The hours ahead will be the longest of the year for many riders, the heart of the night, when they push off from the warm, comfortable glow of base camps and into the desert darkness with nothing more than halogen headlamps to guide them across the steep, technical track through the canyon country wilderness. A good lap over the 1,500-vertical-foot course takes less than 90 minutes. Most last closer to two hours.
“It’s that 3 a.m. lap that gets you, when it’s your third lap of the race and you’ve got to get out of your sleeping bag and go out there with a headlight on,” said Hayes, a Colorado Rocky Mountain School teacher whose four-man “Stomparillaz” team masochistically entered the race’s “rigid-frame, single-speed” division. “It’s weird, because there are always people around, but you still feel like you’re going to get lost. Your head starts playing with you a little bit and the suffering is just a little different at night. You really have to have the suffer gene. If you don’t have the suffer gene, it’s probably not for you.”
By 3 a.m., the campground is mostly silent.

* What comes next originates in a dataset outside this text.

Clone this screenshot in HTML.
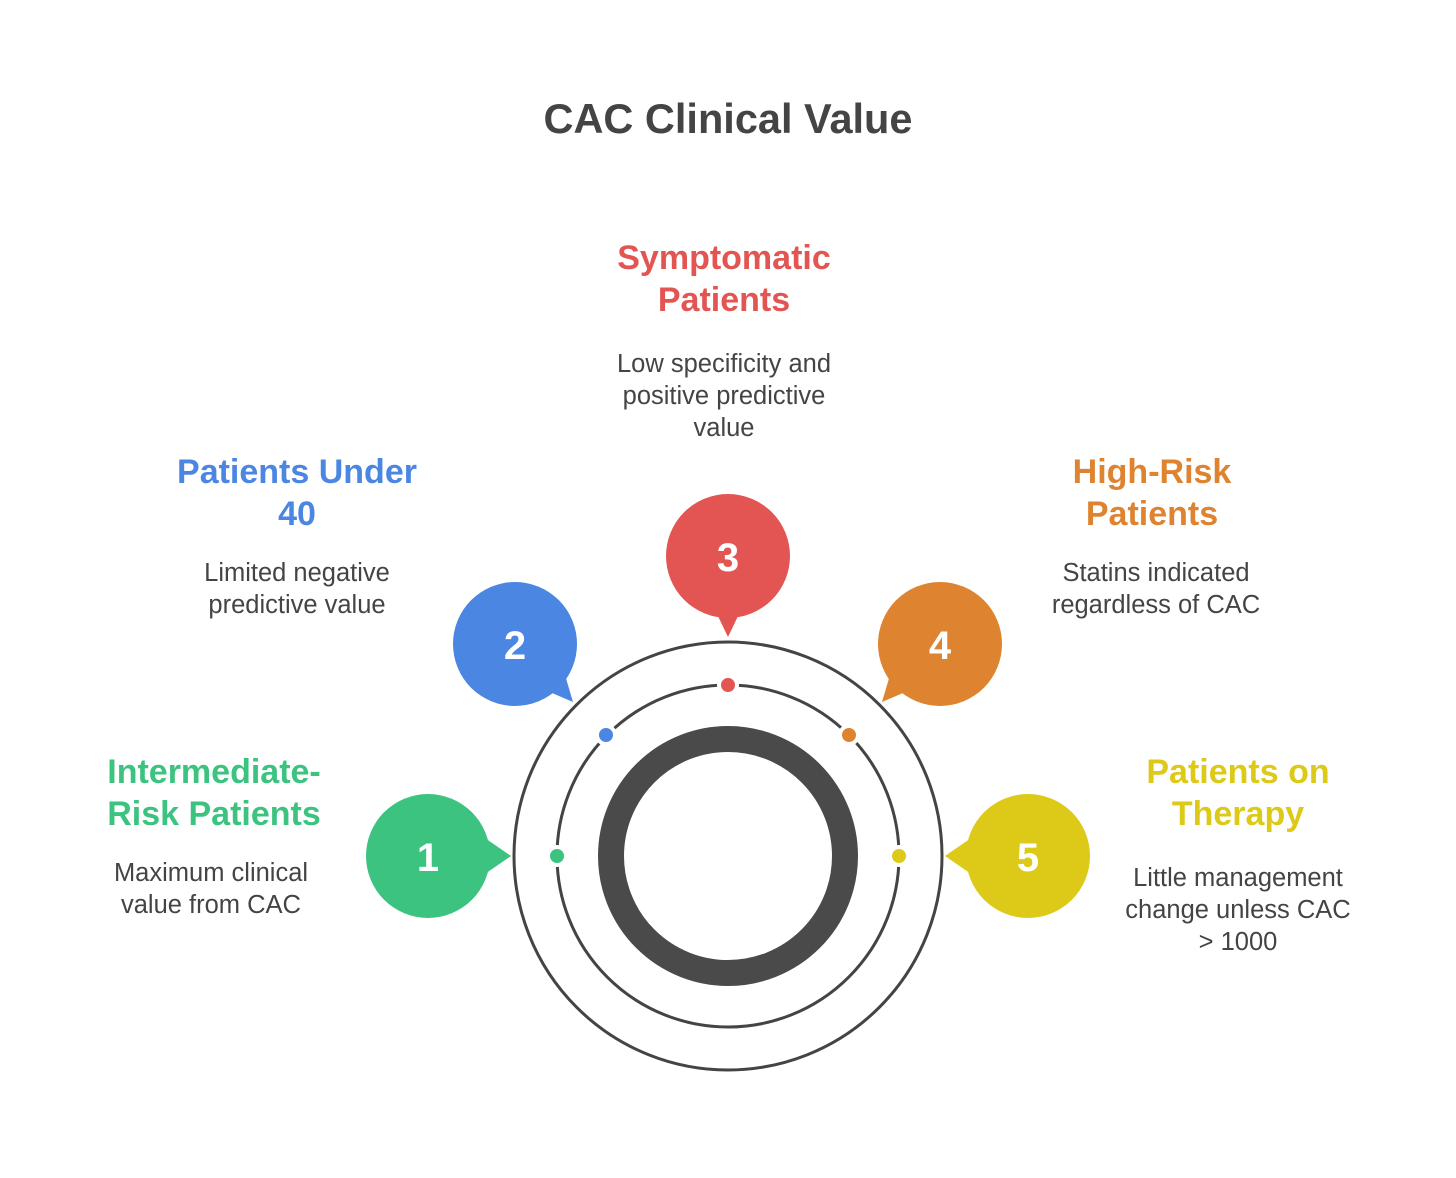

Campfires, like the majority of riders, no longer are stoked but merely maintained. It’s colder now, with a steady breeze blowing from the north across the vast expanse. Four more hours to sunrise. From there, it’s only a five-hour ride to the finish.
“Every lap, you get out there and it’s dark, maybe it’s chilly, you’re eight miles from camp, and you’re like, ‘Oh, God, my legs hurt, this is so hard, I have this huge climb coming up. Maybe when I get back to camp I’ll just sit down and take a nap,”‘ said Jari Kirkland of Boulder, who rode some 210 miles to win the women’s solo division. “But when you get back into camp, you think, ‘That wasn’t so bad. Maybe I’ll do another lap.”‘
Worth the suffering
Such self-duping deals tend to be the norm among the most successful 24- hour endurance athletes, a common denominator that can be combined with proper training, solid support crews and appropriate equipment to turn otherwise advanced riders into bona fide racers. And despite the guarantee of mental and physical exhaustion that accompanies a 24-hour race such as Moab, many consider the intangible returns well worth the price of admission.
“Even last year, when it rained so hard they had to postpone the race. Even though it was a horrible experience, I had a great time and have a great story to tell,” said Hartford, the Adams County district attorney who has raced on the Gitchigumi’s Revenge team with his pal Brian Husmann of Denver the past three years. “Looking back, we can share in our misery together, so that’s a cool thing.”
Hayes takes it a steep deeper.
“Existential payoff is all it is for me. Really, the race is meaningless. It doesn’t make the world a better place. World peace isn’t going to happen because 24 Hours of Moab happened,” he said. “But there’s some beauty in just going out and suffering for the sake of suffering, in my mind. It makes you appreciate life.”